Ancok, D. 2002. Teknik Penyusunan Skala Pengukur. Yogyakarta: Pusat Studi Kependidikan dan Kebijakan, Universitas Gadjah Mada.

Bakker, J. W. M. 1984. Filsafat Kebudayaan. Yogyakarta: Kanisius.

Danandjaja, James. 2002. Folklor Indonesia. Jakarta: Depdikbud.

Mangunwijaya, Y. B. 1988. Sastra dan Religiositas. Yogyakarta: Kanisius.

Simorangkir, O. P. 1987. Etika Jabatan. Jakarta: Aksara Persada Press.

Sukatman. 1992. Nilai-nilai Kultural Edukatif dalam Peribahasa Indonesia. Tesis. S2 yang tidak dipublikasikan. Malang: IKIP Program Pasca Sarjana.

Suparlan, Y. B. 1983. Kamus Istilah Kesejahteraan Sosial. Yogyakarta: Pusat Pembinaan dan Pengembangan Bahasa.

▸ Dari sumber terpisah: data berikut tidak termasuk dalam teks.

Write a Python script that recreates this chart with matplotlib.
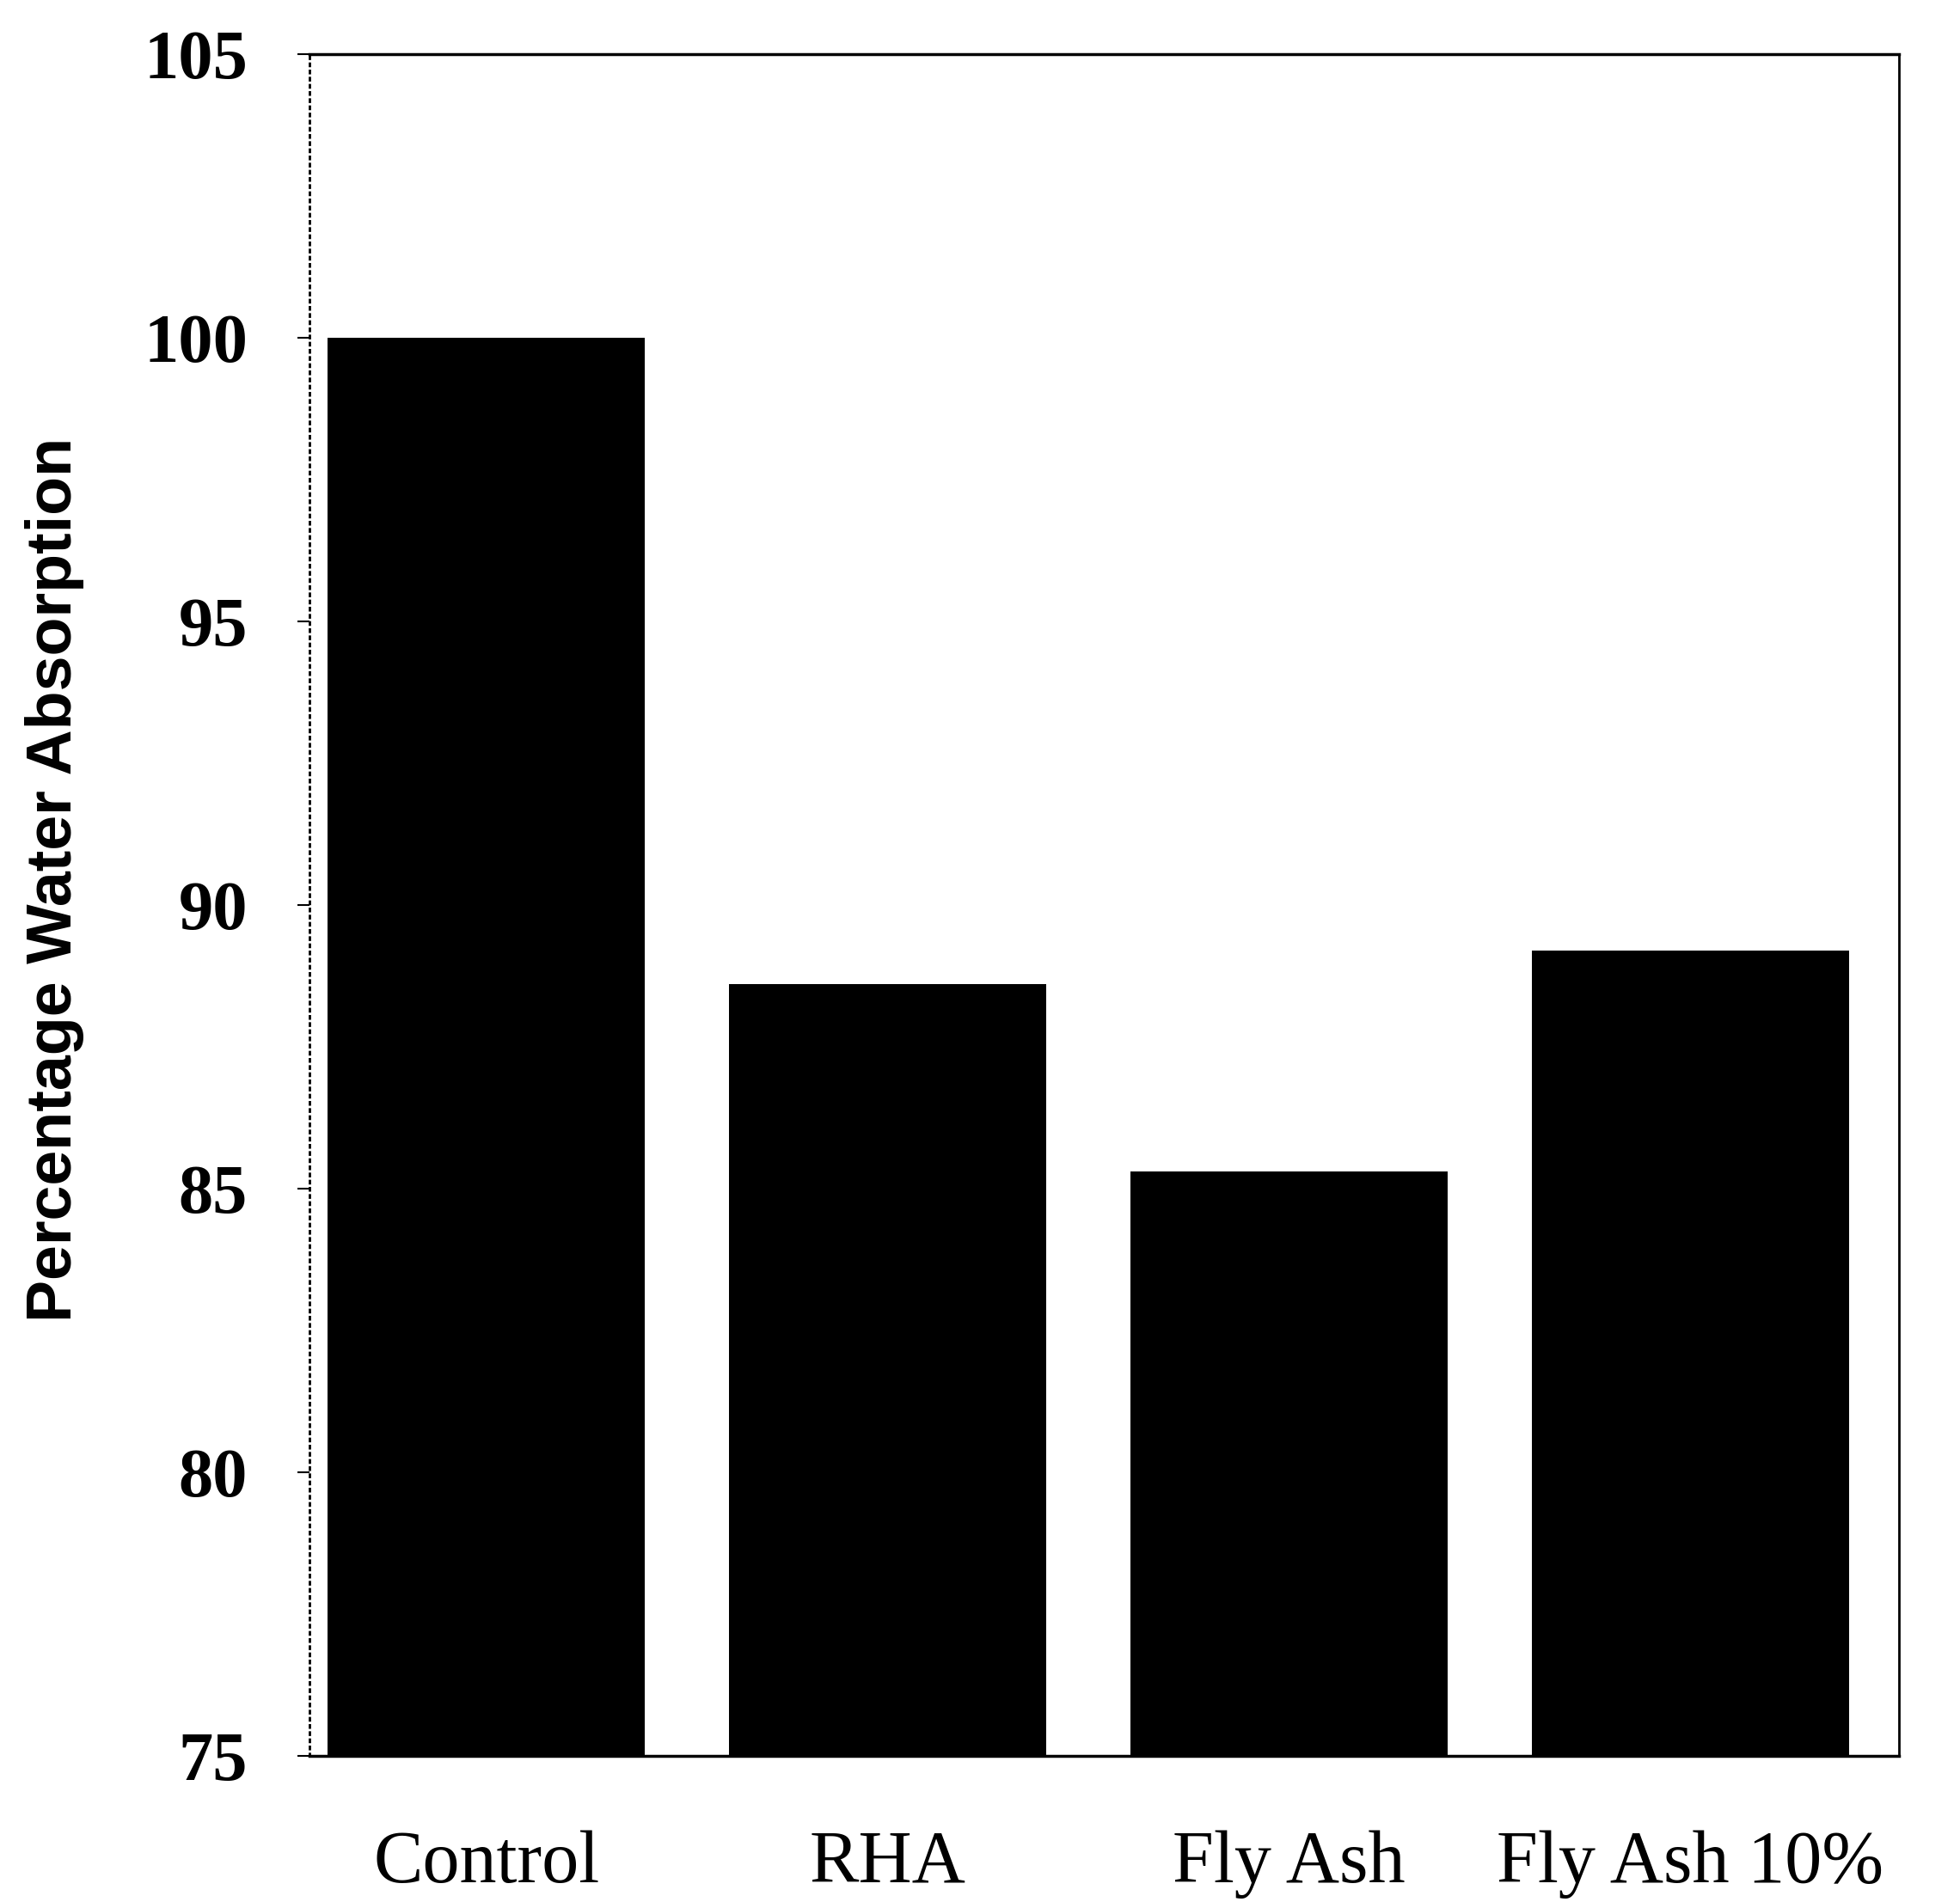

Syuhadak. 2010. Nilai-Nilai Kultural Edukatif Dalam “Basanan Using Banyuwangi Dan Pemanfaatannya Sebagai Alternatif Materi Pembelajaran Apresiasi Sastra Di Sekolah . Skripsi tidak dipublikasikan. FKIP PBSI. Universitas Jember.

Teeuw, A. 1984. Sastra dan Ilmu Sastra. Jakarta: Pustaka Jaya.

Wellek, Rene dan Austin Warren. 1989. Teori Kesusasteraan. Jakarta: Gramedia.